Veteran tree spotting in Arnside and Silverdale

Scotts pines overlooking wildflowers in meadows & the River Kent's estuarial zone at Arnside Knott, Cumbria

Here at the National Trust Silverdale office, just south of the Lake District and above Morecambe Bay - we love trees. We love them for their beauty, the homes they provide wildlife and the way they shape a hillside or frame a view.

We especially love trees that tell a story. Those that have stood for hundreds of years, limbs outstretched and leaves repeating an annual cycle of growing and falling. In the National Trust we call these trees our ‘Veteran Trees’. Their fat, squat trunks and interesting hollows are the kind you want to peep through.

These special trees are also home to rare wildlife. A 400 year old oak tree can support more insects and fungi and lichens then five 100 year old oak trees.

Dating a tree and finding its age is something most of us will have done over the years. Counting the rings inside a trunk and seeing the spaces between each ring getting narrower as the tree ages. In Dog Kennel Wood on the Sizergh estate is a Douglas Fir – not one of our ancient trees but a veteran tree none-the-less. At 60 metres tall, and with an impressive 232cm girth, it towers over every other tree, one with a real ‘wow’ factor.
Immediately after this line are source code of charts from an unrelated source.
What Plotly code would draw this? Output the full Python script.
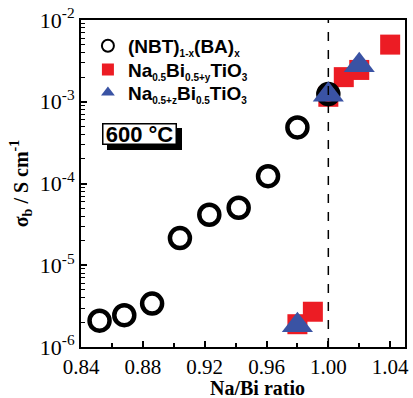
import plotly.graph_objects as go

# Data
nbt_x = [0.852, 0.868, 0.886, 0.904, 0.923, 0.942, 0.961, 0.980, 1.000]
nbt_y = [2.1e-6, 2.45e-6, 3.4e-6, 2.15e-5, 4.15e-5, 5.05e-5, 1.23e-4, 4.85e-4, 1.24e-3]
biy_x = [0.980, 0.990, 1.000, 1.010, 1.020, 1.040]
biy_y = [1.9e-6, 2.7e-6, 1.15e-3, 2.0e-3, 2.45e-3, 5.0e-3]
naz_x = [0.980, 1.000, 1.020]
naz_y = [1.85e-6, 1.22e-3, 2.8e-3]


def s(t):
    return '<sub><span style="font-size:10px">' + t + '</span></sub>'


names = ["(NBT)" + s("1-x") + "(BA)" + s("x"),
         "Na" + s("0.5") + "Bi" + s("0.5+y") + "TiO" + s("3"),
         "Na" + s("0.5+z") + "Bi" + s("0.5") + "TiO" + s("3")]
y_tickvals = [1e-6, 1e-5, 1e-4, 1e-3, 1e-2]
y_ticktext = ["10<sup>-6</sup>", "10<sup>-5</sup>", "10<sup>-4</sup>", "10<sup>-3</sup>", "10<sup>-2</sup>"]
y_minor = [m * 10.0 ** e for e in range(-6, -2) for m in range(2, 10)]
x_tickvals = [0.84, 0.88, 0.92, 0.96, 1.00, 1.04]
x_ticktext = ["0.84", "0.88", "0.92", "0.96", "1.00", "1.04"]
x_minor = [0.86, 0.90, 0.94, 0.98, 1.02]

RED = "#EC1C24"
BLUE = "#3A53A4"
serif = "Liberation Serif, Times New Roman, serif"
sans = "Liberation Sans, Arial, sans-serif"

fig = go.Figure()
fig.add_trace(go.Scatter(x=biy_x, y=biy_y, mode="markers", name=names[1], legend="legend2",
                         marker=dict(symbol="square", size=20, color=RED, line=dict(width=0))))
fig.add_trace(go.Scatter(x=nbt_x, y=nbt_y, mode="markers", name=names[0], legend="legend",
                         marker=dict(symbol="circle-open", size=20, color="black", line=dict(width=4.5, color="black"))))
fig.add_trace(go.Scatter(x=naz_x, y=naz_y, mode="markers", name=names[2], legend="legend3",
                         marker=dict(symbol="triangle-up", size=27, color=BLUE, line=dict(width=0))))

fig.add_vline(x=1.0, line=dict(color="black", width=1.5, dash="dash"))

# 600 °C box with shadow
box = dict(xref="paper", yref="paper", x=(140.5 - 81) / 328, y=1 - (132.5 - 18) / 329,
           xanchor="center", yanchor="middle", showarrow=False,
           text="<b>600 °C</b>", font=dict(family=sans, size=22, color="black"),
           width=70, height=17, borderwidth=1.5, borderpad=1, bordercolor="black")
fig.add_annotation(**box, bgcolor="black", xshift=5, yshift=-5)
fig.add_annotation(**box, bgcolor="white")

# x-axis title
fig.add_annotation(xref="paper", yref="paper", x=(260 - 81) / 328, y=-(388 - 347) / 329,
                   xanchor="center", yanchor="middle", showarrow=False, height=20,
                   text="<b>Na/Bi ratio</b>", font=dict(family=serif, size=20, color="black"))

leg_font = dict(family=sans, size=19, color="black", weight="bold")


def leg(yc):
    return dict(x=(88 - 81) / 328, y=1 - (yc - 18) / 329, xanchor="left", yanchor="middle",
                bgcolor="rgba(0,0,0,0)", font=leg_font, itemsizing="constant", borderwidth=0)


fig.update_layout(
    width=413, height=398,
    margin=dict(l=81, r=4, t=18, b=51),
    plot_bgcolor="white", paper_bgcolor="white",
    showlegend=True,
    legend=leg(44), legend2=leg(68), legend3=leg(91),
    xaxis=dict(range=[0.84, 1.0496], tickvals=x_tickvals, ticktext=x_ticktext,
               ticks="inside", ticklen=6, tickwidth=1.5, tickcolor="black",
               showline=True, linecolor="black", linewidth=2, mirror=True,
               showgrid=False, zeroline=False,
               minor=dict(tickvals=x_minor, ticks="inside", ticklen=4,
                          tickwidth=1.5, tickcolor="black", showgrid=False),
               tickfont=dict(family=serif, size=21, color="black")),
    yaxis=dict(type="log", range=[-6, -2], tickvals=y_tickvals, ticktext=y_ticktext,
               ticks="inside", ticklen=6, tickwidth=1.5, tickcolor="black",
               showline=True, linecolor="black", linewidth=2, mirror=True,
               showgrid=False, zeroline=False,
               minor=dict(tickvals=y_minor, ticks="inside", ticklen=4, tickwidth=1.2,
                          tickcolor="black", showgrid=False),
               tickfont=dict(family=serif, size=22, color="black"),
               title=dict(text="<b>σ<sub>b</sub> / S cm<sup>-1</sup></b>",
                          font=dict(family=serif, size=20, color="black"), standoff=6)),
)

fig.write_html("out.html")
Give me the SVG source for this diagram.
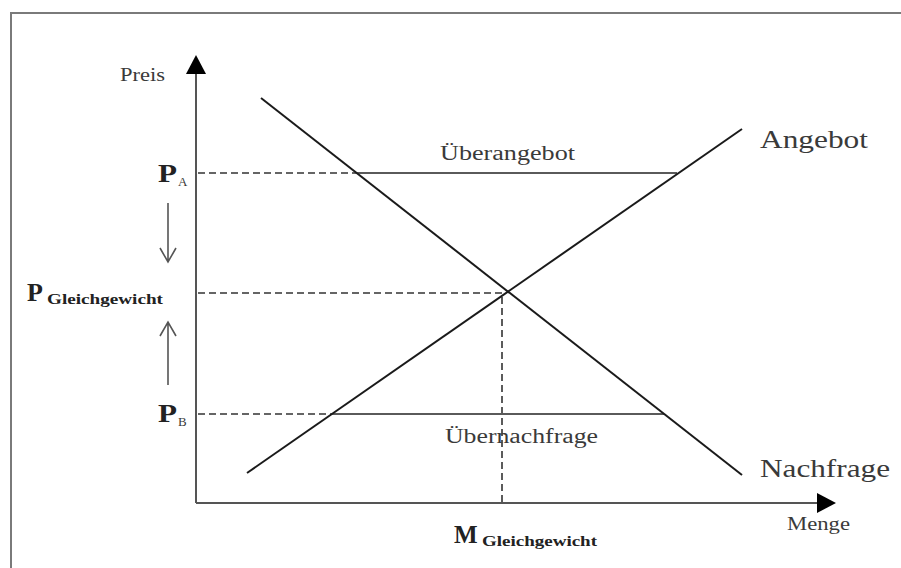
<svg xmlns="http://www.w3.org/2000/svg" width="901" height="568" viewBox="0 0 901 568">
  <defs>
    <style>
      .frame { fill: none; stroke: #7a7a7a; stroke-width: 2; }
      .axis { fill: none; stroke: #555; stroke-width: 2; }
      .curve { fill: none; stroke: #1a1a1a; stroke-width: 2; }
      .gap { fill: none; stroke: #5a5a5a; stroke-width: 2; }
      .dash { fill: none; stroke: #333; stroke-width: 1.6; stroke-dasharray: 7 4; }
      .move { fill: none; stroke: #555; stroke-width: 1.6; }
      .serif { font-family: "Liberation Serif", "DejaVu Serif", serif; fill: #3a3a3a; }
      .bold { font-weight: bold; fill: #222; }
    </style>
  </defs>

  <rect width="901" height="568" fill="#fff"/>
  <!-- outer frame (open to the right and bottom edges) -->
  <path class="frame" d="M11,580 L11,13 L910,13"/>

  <!-- axes -->
  <g id="axes">
    <path class="axis" d="M196,503 L196,60"/>
    <path d="M186,74 L196,55 L206,74 Z" fill="#000"/>
    <path class="axis" d="M196,503 L820,503"/>
    <path d="M817,493 L836,503 L817,513 Z" fill="#000"/>
  </g>

  <!-- connectors: helper lines and price movement arrows -->
  <g id="connectors">
    <path class="dash" d="M198,173 L358,173"/>
    <path class="dash" d="M198,293 L505,293"/>
    <path class="dash" d="M198,414 L333,414"/>
    <path class="dash" d="M502,297 L502,503"/>
    <path class="gap" d="M358,173 L677,173"/>
    <path class="gap" d="M333,414 L664,414"/>
    <path class="move" d="M168,203 L168,262 M160,248 L168,262 L176,248"/>
    <path class="move" d="M168,385 L168,322 M160,336 L168,322 L176,336"/>
  </g>

  <!-- supply and demand curves -->
  <g id="nachfrage">
    <path class="curve" d="M261,98 L742,475"/>
    <text class="serif" x="760" y="477" font-size="25" textLength="130" lengthAdjust="spacingAndGlyphs">Nachfrage</text>
  </g>
  <g id="angebot">
    <path class="curve" d="M247,473 L742,129"/>
    <text class="serif" x="760" y="148" font-size="25" textLength="108" lengthAdjust="spacingAndGlyphs">Angebot</text>
  </g>

  <!-- region labels -->
  <g id="ueberangebot">
    <text class="serif" x="440" y="160" font-size="20" textLength="135" lengthAdjust="spacingAndGlyphs">Überangebot</text>
  </g>
  <g id="uebernachfrage">
    <text class="serif" x="445" y="443" font-size="20" textLength="153" lengthAdjust="spacingAndGlyphs">Übernachfrage</text>
  </g>

  <!-- axis labels -->
  <g id="preis">
    <text class="serif" x="120" y="81" font-size="19" textLength="45" lengthAdjust="spacingAndGlyphs">Preis</text>
  </g>
  <g id="menge">
    <text class="serif" x="787" y="530" font-size="18" textLength="63" lengthAdjust="spacingAndGlyphs">Menge</text>
  </g>

  <!-- price levels -->
  <g id="p-a">
    <text class="serif bold" x="158" y="182" font-size="25" textLength="19" lengthAdjust="spacingAndGlyphs">P</text>
    <text class="serif" x="178" y="186" font-size="13">A</text>
  </g>
  <g id="p-gleichgewicht">
    <text class="serif bold" x="27" y="301" font-size="26">P</text>
    <text class="serif bold" x="47" y="304" font-size="15" textLength="116" lengthAdjust="spacingAndGlyphs">Gleichgewicht</text>
  </g>
  <g id="p-b">
    <text class="serif bold" x="158" y="422" font-size="25" textLength="19" lengthAdjust="spacingAndGlyphs">P</text>
    <text class="serif" x="178" y="426" font-size="13">B</text>
  </g>

  <!-- equilibrium quantity -->
  <g id="m-gleichgewicht">
    <text class="serif bold" x="454" y="543" font-size="25">M</text>
    <text class="serif bold" x="482" y="546" font-size="15" textLength="115" lengthAdjust="spacingAndGlyphs">Gleichgewicht</text>
  </g>
</svg>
It’s always nice to use a good tree as an excuse to stop for a rest, a picnic or to enjoy a view. A beautiful clump of ash and beech trees on the Sizergh fell, mere babies at 150 to 200 years old, offer amazing views over Morecambe Bay and towards Yorkshire.

Another veteran tree to head for if you walking at Arnside Knott is the knotted larch trees. Now dead, the two pairs of larches form a funny ‘h’ shape, possibly the two saplings were tied together by a sailor and his bride on their honeymoon in around 1862.

So with the approach of Autumn, wrap up and take yourself for a walk to look at some of our veterans – a perfect time to see them at their best and see what it is that you love about them.